In one of my earlier articles, I looked at how your drive affects your opponent's next drive. My hypothesis was that how you ended your own drive would affect how your opponent did on their drive. One thing that I proved was that how you ended your own drive certainly affected your opponent's starting field position.
So I set out to see if I could prove that how an offense ends its drive will affect how their opponent performs on its next drive, independent of the yard line on which the opponent received the ball.
Once again, big thanks to CFBstats.com for providing College Football Data for the past seven seasons. In that data, there is a file containing information on every drive in college football for that year. That file tells us the starting position and reason for a drive, as well as the ending position and outcome. I just wanted to do a quick and easy analysis on relating the starting position and starting reason to the ending yard line. So I pulled all drives from 2008-12 and went to work.
First, I want to show you what kind of numbers we are talking about here. The most common starting reason for a drive was from a kickoff. This seems obvious with touchdowns, field goals, and the start of halves resulting in kickoffs.
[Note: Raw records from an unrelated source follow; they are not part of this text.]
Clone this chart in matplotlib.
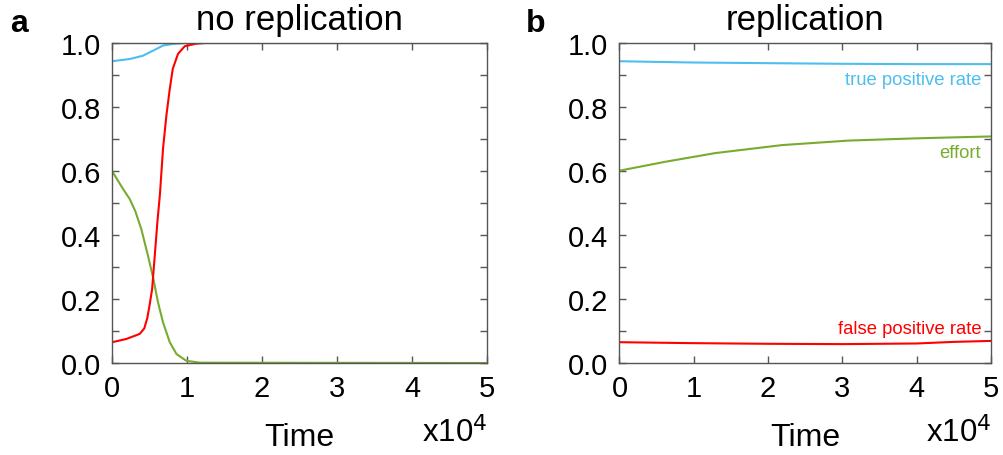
import numpy as np
import matplotlib
matplotlib.use("Agg")
import matplotlib.pyplot as plt
from matplotlib.ticker import MultipleLocator

plt.rcParams["font.family"] = ["Liberation Sans", "DejaVu Sans"]

# colours (MATLAB-like)
BLUE = "#4DBEEE"
GREEN = "#77AC30"
RED = "#FF0000"

# panel a: no replication (time in units of 1e4)
a_tpr_t = [0, 0.236, 0.41, 0.547, 0.68, 0.81, 0.99, 5]
a_tpr_v = [0.943, 0.95, 0.96, 0.976, 0.992, 0.997, 1.0, 1.0]
a_fpr_t = [0, 0.19, 0.37, 0.43, 0.47, 0.50, 0.535, 0.57, 0.605, 0.64, 0.68,
           0.725, 0.77, 0.81, 0.88, 0.97, 1.125, 1.24, 5]
a_fpr_v = [0.065, 0.075, 0.091, 0.108, 0.14, 0.179, 0.231, 0.335, 0.44, 0.53,
           0.669, 0.773, 0.856, 0.919, 0.966, 0.99, 0.998, 1.0, 1.0]
a_eff_t = [0, 0.147, 0.236, 0.31, 0.39, 0.48, 0.547, 0.613, 0.68, 0.77, 0.86,
           0.99, 1.17, 5]
a_eff_v = [0.6, 0.544, 0.5125, 0.475, 0.419, 0.335, 0.268, 0.19, 0.127, 0.065,
           0.028, 0.007, 0.001, 0.0]

# panel b: replication
b_tpr_t = [0, 1, 2, 3, 4, 5]
b_tpr_v = [0.943, 0.939, 0.937, 0.935, 0.934, 0.934]
b_eff_t = [0, 0.62, 1.29, 2.19, 3.08, 3.98, 5]
b_eff_v = [0.601, 0.629, 0.656, 0.681, 0.695, 0.702, 0.708]
b_fpr_t = [0, 1, 2, 3, 4, 4.5, 5]
b_fpr_v = [0.065, 0.062, 0.060, 0.059, 0.061, 0.066, 0.069]

x_ticks = [0, 1, 2, 3, 4, 5]
y_ticks = [0.0, 0.2, 0.4, 0.6, 0.8, 1.0]

FS = 21
SPINE = "#555555"

fig = plt.figure(figsize=(10.04, 4.56), dpi=100)
ax_a = fig.add_axes([112 / 1004, 92 / 456, 375 / 1004, 320 / 456])
ax_b = fig.add_axes([619.5 / 1004, 92 / 456, 371.5 / 1004, 320 / 456])


def style_axes(ax, title):
    ax.set_xlim(0, 5)
    ax.set_ylim(0, 1)
    ax.set_xticks(x_ticks)
    ax.set_yticks(y_ticks)
    ax.set_yticklabels([f"{v:.1f}" for v in y_ticks])
    ax.yaxis.set_minor_locator(MultipleLocator(0.1))
    ax.tick_params(which="both", direction="in", top=True, right=True,
                   color=SPINE, width=1.0)
    ax.tick_params(which="major", length=5, labelsize=FS, pad=8)
    ax.tick_params(which="minor", length=5)
    for s in ax.spines.values():
        s.set_color(SPINE)
        s.set_linewidth(1.0)
    ax.set_title(title, fontsize=25, pad=10)
    ax.set_xlabel("Time", fontsize=23, labelpad=14)
    ax.text(1.0, -0.215, r"x10$^4$", transform=ax.transAxes, ha="right",
            va="center", fontsize=22.5)


lw = 1.5
ax_a.plot(a_tpr_t, a_tpr_v, color=BLUE, lw=lw)
ax_a.plot(a_eff_t, a_eff_v, color=GREEN, lw=lw)
ax_a.plot(a_fpr_t, a_fpr_v, color=RED, lw=lw)
style_axes(ax_a, "no replication")

ax_b.plot(b_tpr_t, b_tpr_v, color=BLUE, lw=lw)
ax_b.plot(b_eff_t, b_eff_v, color=GREEN, lw=lw)
ax_b.plot(b_fpr_t, b_fpr_v, color=RED, lw=lw)
style_axes(ax_b, "replication")

lab_fs = 13.3
ax_b.text(4.87, 0.887, "true positive rate", color=BLUE, fontsize=lab_fs, ha="right", va="center")
ax_b.text(4.87, 0.659, "effort", color=GREEN, fontsize=lab_fs, ha="right", va="center")
ax_b.text(4.87, 0.107, "false positive rate", color=RED, fontsize=lab_fs, ha="right", va="center")

fig.text(10 / 1004, 1 - 24 / 456, "a", fontsize=23, fontweight="bold", va="center")
fig.text(526 / 1004, 1 - 24 / 456, "b", fontsize=23, fontweight="bold", va="center")

fig.savefig("out.png", dpi=100)
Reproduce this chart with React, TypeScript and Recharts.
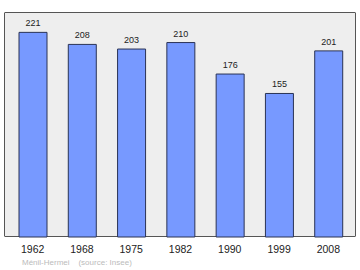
import React from "react";
import { BarChart, Bar, XAxis, YAxis, LabelList } from "recharts";

const years = ["1962", "1968", "1975", "1982", "1990", "1999", "2008"];
const population = [221, 208, 203, 210, 176, 155, 201];
const placeName = "Ménil-Hermei";
const sourceText = "(source: Insee)";

const data = years.map((y, i) => ({ year: y, pop: population[i] }));

export default function App() {
  return (
    <div style={{ position: "absolute", left: 0, top: 0, width: 360, height: 270, background: "#fff" }}>
      <div
        style={{
          position: "absolute",
          left: 4,
          top: 12,
          width: 350,
          height: 223,
          border: "1px solid #555",
          background: "#eeeeee",
          borderRadius: 1,
        }}
      />
      <div style={{ position: "absolute", left: 0, top: 0 }}>
        <BarChart
          width={360}
          height={270}
          data={data}
          margin={{ top: 12, right: 4, left: 4, bottom: 0 }}
          barCategoryGap={0}
        >
          <XAxis
            dataKey="year"
            height={33}
            axisLine={false}
            tickLine={false}
            tickMargin={3}
            interval={0}
            padding={{ left: 4, right: 3 }}
            tick={{ fill: "#222", fontSize: 10.5, fontFamily: "Liberation Sans, Arial, sans-serif" }}
          />
          <YAxis hide domain={[0, 243]} />
          <Bar
            dataKey="pop"
            barSize={28}
            fill="#7799ff"
            stroke="#2a3355"
            strokeWidth={1}
            isAnimationActive={false}
          >
            <LabelList
              dataKey="pop"
              position="top"
              offset={6}
              fill="#222"
              fontSize={9}
              fontFamily="Liberation Sans, Arial, sans-serif"
            />
          </Bar>
        </BarChart>
      </div>
      <div
        style={{
          position: "absolute",
          left: 22,
          top: 258,
          fontSize: 8,
          color: "#bbbbbb",
          fontFamily: "Liberation Sans, Arial, sans-serif",
          whiteSpace: "pre",
          lineHeight: "10px",
        }}
      >
        {placeName + "    " + sourceText}
      </div>
    </div>
  );
}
Punts were the next most common, and nothing else was really that close to those two. And if you have read anything else I have written this summer you know that coming up next is a chart showing you everything I can't explain in words. Here is a plot showing the number of drives that were started because of a certain reason and that were started at a given yard line (the '0' yard line is the endzone, the '100' means 100 yards to go for a touchdown, and "Possession" is usually related to taking the ball in overtime).
So there is a decent amount of data here for the most part, excluding Possession. And as long as we don't focus too much on the extremes then we should be good to go from here.
I was about to bust out the old Python tools I have gotten so familiar with this summer when I remembered that this would be a perfect time to use a tool in the software package R. R has a package called PLYR that can break down a data set by certain variables, then perform a function on each subset of that data. So instead of running a bunch of for loops in Python I can use one line of code in R that will give me the average end spot of a drive by start reason and start spot.
Here is a plot showing just that: the average end spot of a drive where an offense started the ball at a given yard line and received the ball in a certain way.
The average ending spots for drives that started because of a turnover on downs, a fumble recovery, an interception, a kickoff, or a punt are pretty similar. There is a slight hump at the starting spot of the 45-yard line for kickoffs, and I think this is the effect of teams recovering onside kicks here and then just taking a knee to run out the clock. I didn't filter out for garbage time or anything, so this may just be a residual effect of that. Missed field goals are incredibly spotty, and I think that is just a sample size issue, there really aren't enough missed field goals until about 60 yards out from the endzone. Just looking from the 60-100 yard line it seems to fit in with the rest of the data.
To me it is hard to conclude anything from this plot other than this: How you get the ball has little impact on how you perform on that drive. It is mostly based on where you get the ball. Just in case, here is a plot showing the largest difference in the data, receiving the ball from a turnover on downs or from a punt.
There is a pretty constant five-yard loss or so (remember, the lower the average end spot, the "better" the drive) from receiving the ball from a turnover on downs rather than a punt. Why that is, I have no idea. Any thoughts?
Any other analysis you would like to see that I missed? Let me know, because I'm not really sure what to make of this quite yet, I just wanted to include y'all in the discussion
And seriously to any fellow Stat Nerds, try to learn R. This entire post took 5 lines of code in R; reading the data in, using plyr to calculate the average, then three plots with ggplot2.